Poverty

June 17th, 2015

CoinsBecause you did not serve the Lord your God joyfully and gladly in the time of prosperity, therefore in hunger and thirst, in nakedness and dire poverty, you will serve the enemies the Lord sends against you. He will put an iron yoke on your neck until he has destroyed you.

Deuteronomy 28:47-48

All throughout the Old and New Covenant, poverty is a part of the curse.  It is said, it doesn’t take much time of the hunger of famine to humble a man.  The same is true of poverty.

Christ’s Kingdom, Paul writes, consists of Righteousness, Peace, and Joy in the Holy Ghost (Romans 14:17).  When Paul wrote of not muzzling the ox that is treading out the grain, he said that the reason was that the plowman should plow in hope (1 Corinthians 9:10).

Beloved, I pray that in all respects you may prosper and be in good health, just as your soul prospers.

3 John 1:2

The greatest yoke of poverty is poverty of heart, that of a hopeless, joyless, and peaceless existence.  While poverty of spirit, the lacking of inner strength and vitality (Proverbs 20:27) is the place where God can show Himself the strongest in our our lives, there is this other form of poverty, which can neither see nor enter into the promise of God.

God’s desire is that we be well-provided for.  Whether that is in the palace of a king as Daniel was, or beside the faltering brook fed by ravens like Elijah, how it looks to the outward man is not as important as being renewed day by day from within (2 Corinthinas 4:16).

And my God will supply all your needs according to His riches in glory in Christ Jesus.

Philippians 4:19

God’s motivation is more than enough.  Even in the parable of the treasure in the field (Matthew 13:44), the man was never “losing” anything, ultimately.  While the cost of the treasure was everything the man owned, the treasure in the field was of such a greater worth as to offset the cost.  Jesus Himself said not to store up treasure upon the Earth, but in heaven.  While the nature of the treasure is different than worldly riches, the value of the treasure is always increased.
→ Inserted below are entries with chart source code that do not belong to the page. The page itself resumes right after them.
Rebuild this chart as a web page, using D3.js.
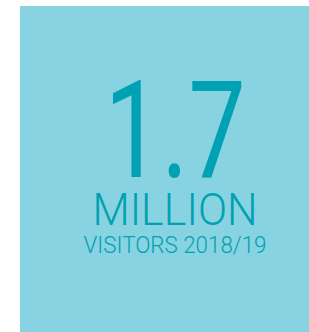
<!DOCTYPE html>
<html>
<head>
    <meta charset="utf-8">
    <title>Visitors 2018/19</title>
    <script src="https://d3js.org/d3.v7.min.js"></script>
    <style>
        body { margin: 0; background: #fff; }
    </style>
</head>
<body>
    <svg id="chart" width="309" height="332"></svg>

    <script>
        // figures shown on the card
        const visitors = [1.7];
        const unitLabel = ["MILLION"];
        const periodLabel = ["VISITORS 2018/19"];

        const width = 309, height = 332;
        const bg = "#88d3e1";
        const ink = "#00a1b2";

        const svg = d3.select('#chart');

        svg.append('rect')
            .attr('x', 20)
            .attr('y', 6)
            .attr('width', width - 20)
            .attr('height', height - 6)
            .attr('fill', bg);

        const cx = 175;

        // big number
        svg.selectAll('text.big')
            .data(visitors)
            .enter()
            .append('text')
            .attr('class', 'big')
            .attr('x', cx)
            .attr('y', 177)
            .attr('text-anchor', 'middle')
            .attr('font-family', 'Roboto, sans-serif')
            .attr('font-weight', 400)
            .attr('font-size', 135)
            .attr('textLength', 141)
            .attr('lengthAdjust', 'spacingAndGlyphs')
            .attr('fill', ink)
            .text(d => d3.format('.1f')(d));

        svg.selectAll('text.unit')
            .data(unitLabel)
            .enter()
            .append('text')
            .attr('class', 'unit')
            .attr('x', cx)
            .attr('y', 225)
            .attr('text-anchor', 'middle')
            .attr('font-family', 'Roboto, sans-serif')
            .attr('font-weight', 300)
            .attr('font-size', 45)
            .attr('textLength', 165)
            .attr('lengthAdjust', 'spacingAndGlyphs')
            .attr('fill', ink)
            .text(d => d);

        svg.selectAll('text.period')
            .data(periodLabel)
            .enter()
            .append('text')
            .attr('class', 'period')
            .attr('x', cx)
            .attr('y', 253)
            .attr('text-anchor', 'middle')
            .attr('font-family', 'Roboto, sans-serif')
            .attr('font-weight', 300)
            .attr('font-size', 24)
            .attr('textLength', 183)
            .attr('lengthAdjust', 'spacingAndGlyphs')
            .attr('fill', ink)
            .text(d => d);
    </script>
</body>
</html>
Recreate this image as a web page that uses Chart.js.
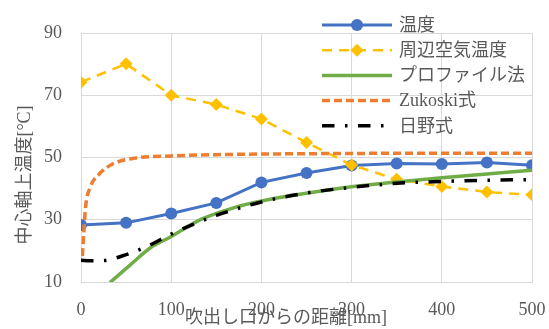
<!DOCTYPE html>
<html>
<head>
<meta charset="utf-8">
<script src="https://cdn.jsdelivr.net/npm/chart.js@4"></script>
<style>
  html, body { margin: 0; padding: 0; background: #ffffff; }
  #c { display: block; }
</style>
</head>
<body>
<canvas id="c" width="549" height="329"></canvas>
<script>
// Measured centre-line temperature and surrounding air temperature, every 50 mm
const distances   = [0, 50, 100, 150, 200, 250, 300, 350, 400, 450, 500];
const centerTemp  = [28.3, 29.0, 32.0, 35.4, 42.0, 45.0, 47.4, 48.1, 47.9, 48.4, 47.5];
const ambientTemp = [74.2, 80.1, 70.0, 67.0, 62.4, 54.8, 47.6, 43.0, 40.7, 38.9, 38.0];

// Profile method estimate
const profileX = [32, 55, 77, 100, 133, 170, 200, 250, 300, 350, 400, 450, 500];
const profileY = [9.8, 15.6, 21.0, 24.6, 30.1, 33.9, 36.0, 38.5, 40.6, 42.1, 43.5, 44.7, 45.9];

// Zukoski formula
const zukoskiX = [1.5, 3, 5, 10, 20, 35, 60, 100, 150, 200, 300, 400, 500];
const zukoskiY = [18.3, 25.3, 33.9, 40.3, 44.6, 47.9, 49.8, 50.5, 50.9, 51.1, 51.3, 51.4, 51.4];

// Hino formula
const hinoX = [0, 10, 25, 50, 75, 100, 125, 150, 200, 250, 300, 350, 400, 450, 500];
const hinoY = [17.0, 16.8, 16.9, 18.8, 21.7, 25.4, 28.6, 31.4, 35.7, 38.6, 40.4, 41.7, 42.3, 42.7, 42.9];

const seriesNames = ['温度', '周辺空気温度', 'プロファイル法', 'Zukoski式', '日野式'];
const xTitle = '吹出し口からの距離[mm]';
const yTitle = '中心軸上温度[°C]';

const xRange = { min: 0, max: 500, step: 100 };
const yRange = { min: 10, max: 90, step: 20 };

const pairs = (xs, ys) => xs.map((x, i) => ({ x: x, y: ys[i] }));

const FONT = '"Liberation Serif", "Noto Sans CJK JP", serif';
const TEXT = '#595959';
const GRID = '#d9d9d9';

// Legend block drawn inside the upper right corner of the plot
const legendPlugin = {
  id: 'lineLegend',
  afterDraw(chart) {
    const ctx = chart.ctx;
    const x0 = 322, x1 = 392, tx = 399, y0 = 25, step = 25.2;
    chart.data.datasets.forEach((ds, i) => {
      const y = y0 + i * step;
      ctx.save();
      ctx.strokeStyle = ds.borderColor;
      ctx.lineWidth = ds.borderWidth;
      ctx.lineCap = ds.borderCapStyle || 'butt';
      ctx.setLineDash(ds.borderDash || []);
      ctx.beginPath();
      ctx.moveTo(x0, y);
      ctx.lineTo(x1, y);
      ctx.stroke();
      ctx.setLineDash([]);
      if (ds.pointRadius > 0) {
        const cx = (x0 + x1) / 2, r = ds.pointRadius;
        ctx.fillStyle = ds.pointBackgroundColor;
        ctx.beginPath();
        if (ds.pointStyle === 'rectRot') {
          ctx.moveTo(cx, y - r); ctx.lineTo(cx + r, y); ctx.lineTo(cx, y + r); ctx.lineTo(cx - r, y);
          ctx.closePath();
        } else {
          ctx.arc(cx, y, r, 0, Math.PI * 2);
        }
        ctx.fill();
      }
      ctx.fillStyle = TEXT;
      ctx.font = '18px ' + FONT;
      ctx.textBaseline = 'middle';
      ctx.textAlign = 'left';
      ctx.fillText(ds.label, tx, y + 1);
      ctx.restore();
    });

    // Axis titles
    ctx.save();
    ctx.fillStyle = TEXT;
    ctx.font = '18px ' + FONT;
    ctx.textAlign = 'center';
    ctx.textBaseline = 'middle';
    ctx.fillText(xTitle, 286, 318);
    ctx.translate(25, 175);
    ctx.rotate(-Math.PI / 2);
    ctx.fillText(yTitle, 0, 0);
    ctx.restore();
  }
};

new Chart(document.getElementById('c'), {
  type: 'line',
  data: {
    datasets: [
      {
        label: seriesNames[0],
        data: pairs(distances, centerTemp),
        borderColor: '#4472c4', backgroundColor: '#4472c4',
        borderWidth: 3, tension: 0,
        pointStyle: 'circle', pointRadius: 6, pointBorderWidth: 0,
        pointBackgroundColor: '#4472c4', order: 5
      },
      {
        label: seriesNames[1],
        data: pairs(distances, ambientTemp),
        borderColor: '#ffc000', backgroundColor: '#ffc000',
        borderWidth: 2.5, borderDash: [10, 7], tension: 0,
        pointStyle: 'rectRot', pointRadius: 6.5, pointBorderWidth: 0,
        pointBackgroundColor: '#ffc000', order: 4
      },
      {
        label: seriesNames[2],
        data: pairs(profileX, profileY),
        borderColor: '#70ad47', backgroundColor: '#70ad47',
        borderWidth: 3.5, cubicInterpolationMode: 'monotone',
        pointRadius: 0, order: 3
      },
      {
        label: seriesNames[3],
        data: pairs(zukoskiX, zukoskiY),
        borderColor: '#ed7d31', backgroundColor: '#ed7d31',
        borderWidth: 3.5, borderDash: [8, 4], cubicInterpolationMode: 'monotone',
        pointRadius: 0, order: 2
      },
      {
        label: seriesNames[4],
        data: pairs(hinoX, hinoY),
        borderColor: '#000000', backgroundColor: '#000000',
        borderWidth: 3.5, borderDash: [12.5, 10.5, 2.5, 10.5], cubicInterpolationMode: 'monotone',
        pointRadius: 0, order: 1
      }
    ]
  },
  options: {
    responsive: false,
    animation: false,
    devicePixelRatio: 1,
    layout: { padding: { left: 0, right: 17, top: 33, bottom: 0 } },
    plugins: { legend: { display: false }, tooltip: { enabled: false } },
    scales: {
      x: {
        type: 'linear',
        min: xRange.min, max: xRange.max,
        ticks: { stepSize: xRange.step, color: TEXT, font: { family: FONT, size: 18 }, padding: 17, maxRotation: 0 },
        grid: { color: GRID, lineWidth: 1, drawTicks: false },
        border: { color: GRID, width: 1 },
        afterFit(scale) {
          scale.height = 47;
          scale.paddingLeft = 0;
          scale.paddingRight = 0;
        }
      },
      y: {
        min: yRange.min, max: yRange.max,
        ticks: { stepSize: yRange.step, color: TEXT, font: { family: FONT, size: 18 }, padding: 19 },
        grid: { color: GRID, lineWidth: 1, drawTicks: false },
        border: { color: GRID, width: 1 },
        afterFit(scale) {
          scale.width = 81;
          scale.paddingTop = 0;
          scale.paddingBottom = 0;
        }
      }
    }
  },
  plugins: [legendPlugin]
});
</script>
</body>
</html>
Poverty of heart exists when the heart cannot believe, cannot see the provision of Christ.  Christ Himself, when He saw the woman cast in her last coins, saw the wealth of the woman, all that she had (Mark 12:41-44).  He saw the truth of the situation, beyond the confines of the natural, to the pure essence of what the woman was.  This woman must have seen what others could not.  Her vision was greater than the others, and her wealth was as well, because she counted of greater worth the giving of her coins to the temple of God, rather than hoarding what to many was too little to do anything with.

God does not withhold any good thing from those who walk uprightly (Psalm 84:11). The lions may grow weak and hungry, but those who seek the Lord lack no good thing (Psalm 34:10).

Poverty is a stricken heart, unable to see beyond what it cannot hold onto, unable to believe and to hope, and unable to step beyond the ordinary, the mundane, and see something greater.  It is always poor, whether it has an abundance or a lack, because it possess nothing of the Eternal, nothing of hoping or believing, and nothing of worth.

John’s prayer, in his third epistle, is simply that, following the prosperity of the soul, that we would be well provided for and be healthy.  And, this is indeed the case.

Where is there lack?  Where there is no hope.  Where is there abundance?  Where men see, believe, and step out.

What is poverty?  The inability to see what one has.

For whoever has, to him more shall be given; and whoever does not have, even what he has shall be taken away from him.

Mark 4:25

The problem with the man in the second category in this verse is apparent by what happens to him.  If he has something taken away from him, that means he was wrong in believing he did not have in the first place.  When we see what we do have, whether it simply be our breath, our daily existence, or even just our worship, and choose to make it do something, we set off a pattern in God’s heart that cannot be stopped, a diligence that will be rewarded.  More is added, until we have abundance.  Like the loaves and fishes, while some were observing what they did not have, not enough money to buy the bread, Jesus asked what they did have, and said it would be enough.

God is able to do more with a thankful heart than He ever could with anything else.

Breaking the curse of poverty is more about the ending of the cycles of hopelessness, despair, and doubt, than it is about the filling of the pockets with currency.  Once you do the former, the latter will simply happen.  If you fail to do the former, no amount of aid will ever be enough.